Work to complete -> Go through the data below and copy it exactly, skipping every picture.

Data section ->
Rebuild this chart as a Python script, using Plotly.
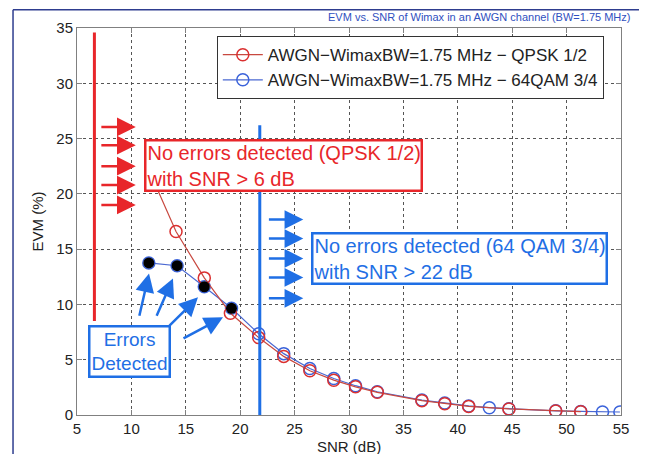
"""
EVM vs SNR for WiMAX (BW=1.75 MHz) in an AWGN channel, QPSK 1/2 and 64QAM 3/4.
"""

import plotly.graph_objects as go

# ---- data ----
snr_qpsk = [11.9, 14.1, 16.7, 19.1, 21.7, 24.0, 26.4, 28.6, 30.6, 32.6,
            36.7, 38.8, 41.0, 44.7, 49.0, 51.3]
evm_qpsk = [21.5, 16.6, 12.4, 9.2, 7.0, 5.3, 4.0, 3.15, 2.55, 2.05,
            1.3, 1.02, 0.78, 0.55, 0.36, 0.3]

snr_64qam = [11.6, 14.2, 16.7, 19.2, 21.7, 24.0, 26.4, 28.6, 30.6, 32.6,
             36.7, 38.8, 41.0, 42.9, 44.7, 49.0, 51.3, 53.3, 54.9]
evm_64qam = [13.75, 13.5, 11.6, 9.65, 7.35, 5.55, 4.2, 3.3, 2.65, 2.1,
             1.35, 1.08, 0.82, 0.66, 0.56, 0.38, 0.32, 0.27, 0.27]
n_errors = 4  # first 64QAM points where errors were detected

x_ticks = [5, 10, 15, 20, 25, 30, 35, 40, 45, 50, 55]
y_ticks = [0, 5, 10, 15, 20, 25, 30, 35]

FONT = "Arial, Liberation Sans, sans-serif"
RED = "#E8262A"
BLUE = "#1F6FE5"
TEXT = "#222222"

fig = go.Figure()

fig.add_trace(
    go.Scatter(
        x=snr_64qam,
        y=evm_64qam,
        mode="lines+markers",
        name="AWGN\u2212WimaxBW=1.75 MHz \u2212 64QAM 3/4",
        line=dict(color="#4A68D2", width=1.2),
        marker=dict(symbol="circle-open", size=12, color="#3A62DA", line=dict(width=1.5)),
        legendrank=2,
    )
)

fig.add_trace(
    go.Scatter(
        x=snr_qpsk,
        y=evm_qpsk,
        mode="lines+markers",
        name="AWGN\u2212WimaxBW=1.75 MHz \u2212 QPSK 1/2",
        line=dict(color="#C8483F", width=1.2),
        marker=dict(symbol="circle-open", size=12, color="#DA3030", line=dict(width=1.5)),
        legendrank=1,
    )
)

fig.add_trace(
    go.Scatter(
        x=snr_64qam[:n_errors],
        y=evm_64qam[:n_errors],
        mode="markers",
        marker=dict(symbol="circle", size=11, color="black"),
        showlegend=False,
    )
)

# ---- threshold lines and slide frame ----
shapes = [
    dict(type="line", xref="x", yref="y", x0=6.6, x1=6.6, y0=8.5, y1=34.6,
         line=dict(color=RED, width=3)),
    dict(type="line", xref="x", yref="y", x0=21.8, x1=21.8, y0=0, y1=26.2,
         line=dict(color=BLUE, width=3)),
    dict(type="line", xref="paper", yref="paper", x0=-0.1176, x1=1.2, y0=1.047, y1=1.047,
         line=dict(color="#2E3D8F", width=1.5)),
    dict(type="line", xref="paper", yref="paper", x0=-0.1176, x1=-0.1176, y0=-0.2, y1=1.047,
         line=dict(color="#2E3D8F", width=1.5)),
]

annotations = []


def arrow(x0, y0, x1, y1, color):
    annotations.append(
        dict(x=x1, y=y1, ax=x0, ay=y0, xref="x", yref="y", axref="x", ayref="y",
             text="", showarrow=True, arrowhead=2, arrowsize=1.5, arrowwidth=2.5,
             arrowcolor=color)
    )


for yy in [26.05, 24.4, 22.5, 20.8, 19.0]:
    arrow(7.1, yy, 10.4, yy, RED)

for yy in [17.67, 15.96, 14.16, 12.44, 10.55]:
    arrow(22.5, yy, 25.8, yy, BLUE)

for x0, y0, x1, y1 in [(10.7, 8.84, 11.62, 12.8), (12.26, 8.84, 13.82, 12.35),
                       (13.36, 7.94, 16.12, 10.64), (14.65, 6.85, 18.42, 8.84)]:
    arrow(x0, y0, x1, y1, BLUE)

annotations += [
    dict(x=11.2, y=22.55, xref="x", yref="y", xanchor="left", yanchor="middle",
         text="No errors detected (QPSK 1/2)<br>with SNR > 6 dB", align="left",
         showarrow=False, font=dict(family=FONT, size=20, color=RED),
         bgcolor="white", bordercolor=RED, borderwidth=2.5, borderpad=0),
    dict(x=26.5, y=14.15, xref="x", yref="y", xanchor="left", yanchor="middle",
         text="No errors detected (64 QAM 3/4)<br>with SNR > 22 dB", align="left",
         showarrow=False, font=dict(family=FONT, size=20, color=BLUE),
         bgcolor="white", bordercolor=BLUE, borderwidth=2.5, borderpad=0),
    dict(x=9.78, y=5.73, xref="x", yref="y", xanchor="center", yanchor="middle",
         text="Errors<br>Detected", align="center",
         showarrow=False, font=dict(family=FONT, size=19, color=BLUE),
         bgcolor="white", bordercolor=BLUE, borderwidth=2.5, borderpad=1),
    # slide title (cut off in the source image) kept small under the frame line
    dict(x=1.02, y=1.028, xref="paper", yref="paper", xanchor="right", yanchor="middle",
         text="EVM vs. SNR of Wimax in an AWGN channel (BW=1.75 MHz)",
         showarrow=False, font=dict(family=FONT, size=11, color="#3050C0")),
    # axis titles
    dict(x=0.5, y=-0.0815, xref="paper", yref="paper", xanchor="center", yanchor="middle",
         text="SNR (dB)", showarrow=False, font=dict(family=FONT, size=15, color=TEXT)),
    dict(x=-0.0735, y=0.5, xref="paper", yref="paper", xanchor="center", yanchor="middle",
         text="EVM (%)", textangle=-90, showarrow=False,
         font=dict(family=FONT, size=15, color=TEXT)),
]

axis_style = dict(
    showline=True,
    linecolor="#808080",
    linewidth=1,
    mirror="ticks",
    ticks="inside",
    ticklen=5,
    tickcolor="#808080",
    showgrid=True,
    gridcolor="#555555",
    griddash="dot",
    gridwidth=1,
    zeroline=False,
    automargin=False,
    tickfont=dict(family=FONT, size=15, color=TEXT),
)

fig.update_xaxes(range=[5, 55], tickvals=x_ticks, **axis_style)
fig.update_yaxes(range=[0, 35], tickvals=y_ticks, **axis_style)

# the page body adds an 8 px offset, so the figure is 8 px smaller each way
fig.update_layout(
    width=639,
    height=446,
    margin=dict(l=69, r=26, t=20, b=39),
    paper_bgcolor="white",
    plot_bgcolor="white",
    shapes=shapes,
    annotations=annotations,
    showlegend=True,
    legend=dict(
        x=0.257, y=0.979, xanchor="left", yanchor="top",
        bgcolor="white", bordercolor="#333333", borderwidth=1,
        font=dict(family=FONT, size=17, color=TEXT),
        tracegroupgap=0, itemwidth=40,
    ),
)

fig.write_html("out.html")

Output for this exercise ->
Rebuild this chart as a Python script, using Plotly.
"""
EVM vs SNR for WiMAX (BW=1.75 MHz) in an AWGN channel, QPSK 1/2 and 64QAM 3/4.
"""

import plotly.graph_objects as go

# ---- data ----
snr_qpsk = [11.9, 14.1, 16.7, 19.1, 21.7, 24.0, 26.4, 28.6, 30.6, 32.6,
            36.7, 38.8, 41.0, 44.7, 49.0, 51.3]
evm_qpsk = [21.5, 16.6, 12.4, 9.2, 7.0, 5.3, 4.0, 3.15, 2.55, 2.05,
            1.3, 1.02, 0.78, 0.55, 0.36, 0.3]

snr_64qam = [11.6, 14.2, 16.7, 19.2, 21.7, 24.0, 26.4, 28.6, 30.6, 32.6,
             36.7, 38.8, 41.0, 42.9, 44.7, 49.0, 51.3, 53.3, 54.9]
evm_64qam = [13.75, 13.5, 11.6, 9.65, 7.35, 5.55, 4.2, 3.3, 2.65, 2.1,
             1.35, 1.08, 0.82, 0.66, 0.56, 0.38, 0.32, 0.27, 0.27]
n_errors = 4  # first 64QAM points where errors were detected

x_ticks = [5, 10, 15, 20, 25, 30, 35, 40, 45, 50, 55]
y_ticks = [0, 5, 10, 15, 20, 25, 30, 35]

FONT = "Arial, Liberation Sans, sans-serif"
RED = "#E8262A"
BLUE = "#1F6FE5"
TEXT = "#222222"

fig = go.Figure()

fig.add_trace(
    go.Scatter(
        x=snr_64qam,
        y=evm_64qam,
        mode="lines+markers",
        name="AWGN\u2212WimaxBW=1.75 MHz \u2212 64QAM 3/4",
        line=dict(color="#4A68D2", width=1.2),
        marker=dict(symbol="circle-open", size=12, color="#3A62DA", line=dict(width=1.5)),
        legendrank=2,
    )
)

fig.add_trace(
    go.Scatter(
        x=snr_qpsk,
        y=evm_qpsk,
        mode="lines+markers",
        name="AWGN\u2212WimaxBW=1.75 MHz \u2212 QPSK 1/2",
        line=dict(color="#C8483F", width=1.2),
        marker=dict(symbol="circle-open", size=12, color="#DA3030", line=dict(width=1.5)),
        legendrank=1,
    )
)

fig.add_trace(
    go.Scatter(
        x=snr_64qam[:n_errors],
        y=evm_64qam[:n_errors],
        mode="markers",
        marker=dict(symbol="circle", size=11, color="black"),
        showlegend=False,
    )
)

# ---- threshold lines and slide frame ----
shapes = [
    dict(type="line", xref="x", yref="y", x0=6.6, x1=6.6, y0=8.5, y1=34.6,
         line=dict(color=RED, width=3)),
    dict(type="line", xref="x", yref="y", x0=21.8, x1=21.8, y0=0, y1=26.2,
         line=dict(color=BLUE, width=3)),
    dict(type="line", xref="paper", yref="paper", x0=-0.1176, x1=1.2, y0=1.047, y1=1.047,
         line=dict(color="#2E3D8F", width=1.5)),
    dict(type="line", xref="paper", yref="paper", x0=-0.1176, x1=-0.1176, y0=-0.2, y1=1.047,
         line=dict(color="#2E3D8F", width=1.5)),
]

annotations = []


def arrow(x0, y0, x1, y1, color):
    annotations.append(
        dict(x=x1, y=y1, ax=x0, ay=y0, xref="x", yref="y", axref="x", ayref="y",
             text="", showarrow=True, arrowhead=2, arrowsize=1.5, arrowwidth=2.5,
             arrowcolor=color)
    )


for yy in [26.05, 24.4, 22.5, 20.8, 19.0]:
    arrow(7.1, yy, 10.4, yy, RED)

for yy in [17.67, 15.96, 14.16, 12.44, 10.55]:
    arrow(22.5, yy, 25.8, yy, BLUE)

for x0, y0, x1, y1 in [(10.7, 8.84, 11.62, 12.8), (12.26, 8.84, 13.82, 12.35),
                       (13.36, 7.94, 16.12, 10.64), (14.65, 6.85, 18.42, 8.84)]:
    arrow(x0, y0, x1, y1, BLUE)

annotations += [
    dict(x=11.2, y=22.55, xref="x", yref="y", xanchor="left", yanchor="middle",
         text="No errors detected (QPSK 1/2)<br>with SNR > 6 dB", align="left",
         showarrow=False, font=dict(family=FONT, size=20, color=RED),
         bgcolor="white", bordercolor=RED, borderwidth=2.5, borderpad=0),
    dict(x=26.5, y=14.15, xref="x", yref="y", xanchor="left", yanchor="middle",
         text="No errors detected (64 QAM 3/4)<br>with SNR > 22 dB", align="left",
         showarrow=False, font=dict(family=FONT, size=20, color=BLUE),
         bgcolor="white", bordercolor=BLUE, borderwidth=2.5, borderpad=0),
    dict(x=9.78, y=5.73, xref="x", yref="y", xanchor="center", yanchor="middle",
         text="Errors<br>Detected", align="center",
         showarrow=False, font=dict(family=FONT, size=19, color=BLUE),
         bgcolor="white", bordercolor=BLUE, borderwidth=2.5, borderpad=1),
    # slide title (cut off in the source image) kept small under the frame line
    dict(x=1.02, y=1.028, xref="paper", yref="paper", xanchor="right", yanchor="middle",
         text="EVM vs. SNR of Wimax in an AWGN channel (BW=1.75 MHz)",
         showarrow=False, font=dict(family=FONT, size=11, color="#3050C0")),
    # axis titles
    dict(x=0.5, y=-0.0815, xref="paper", yref="paper", xanchor="center", yanchor="middle",
         text="SNR (dB)", showarrow=False, font=dict(family=FONT, size=15, color=TEXT)),
    dict(x=-0.0735, y=0.5, xref="paper", yref="paper", xanchor="center", yanchor="middle",
         text="EVM (%)", textangle=-90, showarrow=False,
         font=dict(family=FONT, size=15, color=TEXT)),
]

axis_style = dict(
    showline=True,
    linecolor="#808080",
    linewidth=1,
    mirror="ticks",
    ticks="inside",
    ticklen=5,
    tickcolor="#808080",
    showgrid=True,
    gridcolor="#555555",
    griddash="dot",
    gridwidth=1,
    zeroline=False,
    automargin=False,
    tickfont=dict(family=FONT, size=15, color=TEXT),
)

fig.update_xaxes(range=[5, 55], tickvals=x_ticks, **axis_style)
fig.update_yaxes(range=[0, 35], tickvals=y_ticks, **axis_style)

# the page body adds an 8 px offset, so the figure is 8 px smaller each way
fig.update_layout(
    width=639,
    height=446,
    margin=dict(l=69, r=26, t=20, b=39),
    paper_bgcolor="white",
    plot_bgcolor="white",
    shapes=shapes,
    annotations=annotations,
    showlegend=True,
    legend=dict(
        x=0.257, y=0.979, xanchor="left", yanchor="top",
        bgcolor="white", bordercolor="#333333", borderwidth=1,
        font=dict(family=FONT, size=17, color=TEXT),
        tracegroupgap=0, itemwidth=40,
    ),
)

fig.write_html("out.html")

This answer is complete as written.